[Records with drawing code]
▬▬▬▬▬▬▬▬▬▬
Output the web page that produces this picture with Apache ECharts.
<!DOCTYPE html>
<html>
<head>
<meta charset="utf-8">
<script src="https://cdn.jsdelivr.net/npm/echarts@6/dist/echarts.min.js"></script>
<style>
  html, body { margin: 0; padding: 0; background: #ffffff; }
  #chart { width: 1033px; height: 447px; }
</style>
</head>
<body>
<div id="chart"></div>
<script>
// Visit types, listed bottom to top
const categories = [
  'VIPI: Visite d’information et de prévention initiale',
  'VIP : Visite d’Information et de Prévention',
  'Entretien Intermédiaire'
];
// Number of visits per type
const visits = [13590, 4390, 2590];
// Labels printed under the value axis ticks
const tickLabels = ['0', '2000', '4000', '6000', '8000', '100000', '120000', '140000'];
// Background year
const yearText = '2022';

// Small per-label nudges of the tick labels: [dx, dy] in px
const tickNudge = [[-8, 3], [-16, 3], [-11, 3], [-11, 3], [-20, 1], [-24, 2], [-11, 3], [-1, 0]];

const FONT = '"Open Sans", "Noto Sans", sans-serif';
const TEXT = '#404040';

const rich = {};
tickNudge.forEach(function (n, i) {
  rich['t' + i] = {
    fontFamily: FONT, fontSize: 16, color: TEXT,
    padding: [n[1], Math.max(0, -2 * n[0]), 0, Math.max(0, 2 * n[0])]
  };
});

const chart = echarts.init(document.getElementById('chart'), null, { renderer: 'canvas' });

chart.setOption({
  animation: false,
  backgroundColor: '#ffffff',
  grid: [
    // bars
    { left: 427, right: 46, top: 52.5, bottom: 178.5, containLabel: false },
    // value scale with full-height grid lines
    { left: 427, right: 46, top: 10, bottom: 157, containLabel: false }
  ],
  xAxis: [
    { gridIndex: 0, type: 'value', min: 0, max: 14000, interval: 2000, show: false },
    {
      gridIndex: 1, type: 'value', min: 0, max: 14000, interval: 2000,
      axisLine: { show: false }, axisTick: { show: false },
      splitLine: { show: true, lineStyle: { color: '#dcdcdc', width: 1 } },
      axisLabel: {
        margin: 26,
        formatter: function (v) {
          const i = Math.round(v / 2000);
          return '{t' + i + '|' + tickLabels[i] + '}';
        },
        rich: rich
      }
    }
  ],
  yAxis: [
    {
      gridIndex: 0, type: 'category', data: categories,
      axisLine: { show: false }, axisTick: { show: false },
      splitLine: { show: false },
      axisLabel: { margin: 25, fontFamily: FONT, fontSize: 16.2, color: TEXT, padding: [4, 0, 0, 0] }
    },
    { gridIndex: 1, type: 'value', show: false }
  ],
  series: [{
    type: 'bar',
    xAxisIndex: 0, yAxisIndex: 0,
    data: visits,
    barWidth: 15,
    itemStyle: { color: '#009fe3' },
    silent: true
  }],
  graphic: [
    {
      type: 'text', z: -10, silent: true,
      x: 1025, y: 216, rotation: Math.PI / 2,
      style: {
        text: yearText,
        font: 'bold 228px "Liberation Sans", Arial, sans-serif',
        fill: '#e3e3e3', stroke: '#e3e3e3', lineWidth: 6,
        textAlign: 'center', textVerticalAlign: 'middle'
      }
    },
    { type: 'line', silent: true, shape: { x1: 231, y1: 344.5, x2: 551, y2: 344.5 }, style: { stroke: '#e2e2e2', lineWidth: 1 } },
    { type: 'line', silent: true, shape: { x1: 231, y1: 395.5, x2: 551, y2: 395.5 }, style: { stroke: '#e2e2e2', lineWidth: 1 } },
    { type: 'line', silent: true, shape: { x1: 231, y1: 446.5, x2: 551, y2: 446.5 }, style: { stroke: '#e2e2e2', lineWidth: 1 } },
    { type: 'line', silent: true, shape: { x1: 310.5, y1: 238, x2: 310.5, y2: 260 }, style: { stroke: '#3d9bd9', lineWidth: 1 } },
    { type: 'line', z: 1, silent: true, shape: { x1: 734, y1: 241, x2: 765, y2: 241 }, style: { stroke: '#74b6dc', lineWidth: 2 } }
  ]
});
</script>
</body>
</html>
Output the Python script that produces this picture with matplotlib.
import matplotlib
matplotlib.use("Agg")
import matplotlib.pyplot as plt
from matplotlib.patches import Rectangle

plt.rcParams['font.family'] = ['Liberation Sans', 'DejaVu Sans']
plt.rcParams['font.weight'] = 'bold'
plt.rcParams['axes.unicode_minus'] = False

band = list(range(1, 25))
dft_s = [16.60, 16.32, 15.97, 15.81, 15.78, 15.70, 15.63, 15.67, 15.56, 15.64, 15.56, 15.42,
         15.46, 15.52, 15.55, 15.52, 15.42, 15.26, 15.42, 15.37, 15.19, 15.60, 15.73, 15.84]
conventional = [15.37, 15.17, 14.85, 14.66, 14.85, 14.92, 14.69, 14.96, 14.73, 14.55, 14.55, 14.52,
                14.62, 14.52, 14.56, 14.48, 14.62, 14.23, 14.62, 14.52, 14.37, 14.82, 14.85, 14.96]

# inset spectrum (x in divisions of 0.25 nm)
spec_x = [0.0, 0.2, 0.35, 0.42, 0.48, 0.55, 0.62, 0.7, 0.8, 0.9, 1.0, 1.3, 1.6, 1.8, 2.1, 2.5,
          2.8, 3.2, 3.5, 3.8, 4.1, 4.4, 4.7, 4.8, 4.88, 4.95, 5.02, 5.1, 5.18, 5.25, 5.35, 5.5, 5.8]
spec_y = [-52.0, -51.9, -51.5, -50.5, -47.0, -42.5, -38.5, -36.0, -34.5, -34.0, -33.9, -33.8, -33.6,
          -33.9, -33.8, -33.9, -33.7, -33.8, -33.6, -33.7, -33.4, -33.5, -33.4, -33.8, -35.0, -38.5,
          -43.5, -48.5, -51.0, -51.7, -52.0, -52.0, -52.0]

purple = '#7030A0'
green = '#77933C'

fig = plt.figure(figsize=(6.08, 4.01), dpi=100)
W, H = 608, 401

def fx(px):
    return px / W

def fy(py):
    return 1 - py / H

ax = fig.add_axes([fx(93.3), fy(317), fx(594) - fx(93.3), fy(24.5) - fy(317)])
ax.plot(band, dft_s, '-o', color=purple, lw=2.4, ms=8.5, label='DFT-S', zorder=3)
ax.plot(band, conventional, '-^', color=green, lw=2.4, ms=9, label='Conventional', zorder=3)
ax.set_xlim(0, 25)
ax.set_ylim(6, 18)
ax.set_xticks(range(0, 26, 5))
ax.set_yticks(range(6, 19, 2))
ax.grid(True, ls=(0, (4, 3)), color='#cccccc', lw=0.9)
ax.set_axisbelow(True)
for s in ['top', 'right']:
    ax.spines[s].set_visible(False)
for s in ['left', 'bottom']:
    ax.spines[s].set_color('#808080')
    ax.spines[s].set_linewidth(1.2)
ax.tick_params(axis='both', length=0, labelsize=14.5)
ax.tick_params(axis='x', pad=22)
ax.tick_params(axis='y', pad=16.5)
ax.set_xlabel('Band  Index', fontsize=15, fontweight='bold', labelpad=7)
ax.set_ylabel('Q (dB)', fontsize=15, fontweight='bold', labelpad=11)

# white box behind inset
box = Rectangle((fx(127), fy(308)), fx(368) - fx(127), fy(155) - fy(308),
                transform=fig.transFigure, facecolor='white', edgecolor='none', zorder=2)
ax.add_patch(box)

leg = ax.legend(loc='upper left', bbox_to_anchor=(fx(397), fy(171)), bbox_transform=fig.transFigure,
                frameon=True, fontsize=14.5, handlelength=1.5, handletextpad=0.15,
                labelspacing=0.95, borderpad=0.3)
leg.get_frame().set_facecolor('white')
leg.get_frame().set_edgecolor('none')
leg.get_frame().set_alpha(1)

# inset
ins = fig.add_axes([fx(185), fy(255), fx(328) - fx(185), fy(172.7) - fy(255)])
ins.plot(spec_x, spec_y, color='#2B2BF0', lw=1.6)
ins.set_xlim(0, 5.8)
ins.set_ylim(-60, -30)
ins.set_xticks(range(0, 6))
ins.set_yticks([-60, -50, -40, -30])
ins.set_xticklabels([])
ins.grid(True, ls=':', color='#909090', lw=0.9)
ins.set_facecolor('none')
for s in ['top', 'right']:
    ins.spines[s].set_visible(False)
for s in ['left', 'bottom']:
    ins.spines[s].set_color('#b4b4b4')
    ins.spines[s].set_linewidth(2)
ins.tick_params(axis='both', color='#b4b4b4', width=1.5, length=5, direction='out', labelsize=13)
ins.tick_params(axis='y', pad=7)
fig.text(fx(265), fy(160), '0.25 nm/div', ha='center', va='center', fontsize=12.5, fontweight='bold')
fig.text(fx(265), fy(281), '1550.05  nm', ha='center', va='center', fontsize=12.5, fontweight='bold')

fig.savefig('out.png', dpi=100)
▬▬▬▬▬▬▬▬▬▬
**Set exercise**
Give back exactly the material above from its opening line to the line bearing "const TEXT = '#404040';".

**Right answer**
Output the web page that produces this picture with Apache ECharts.
<!DOCTYPE html>
<html>
<head>
<meta charset="utf-8">
<script src="https://cdn.jsdelivr.net/npm/echarts@6/dist/echarts.min.js"></script>
<style>
  html, body { margin: 0; padding: 0; background: #ffffff; }
  #chart { width: 1033px; height: 447px; }
</style>
</head>
<body>
<div id="chart"></div>
<script>
// Visit types, listed bottom to top
const categories = [
  'VIPI: Visite d’information et de prévention initiale',
  'VIP : Visite d’Information et de Prévention',
  'Entretien Intermédiaire'
];
// Number of visits per type
const visits = [13590, 4390, 2590];
// Labels printed under the value axis ticks
const tickLabels = ['0', '2000', '4000', '6000', '8000', '100000', '120000', '140000'];
// Background year
const yearText = '2022';

// Small per-label nudges of the tick labels: [dx, dy] in px
const tickNudge = [[-8, 3], [-16, 3], [-11, 3], [-11, 3], [-20, 1], [-24, 2], [-11, 3], [-1, 0]];

const FONT = '"Open Sans", "Noto Sans", sans-serif';
const TEXT = '#404040';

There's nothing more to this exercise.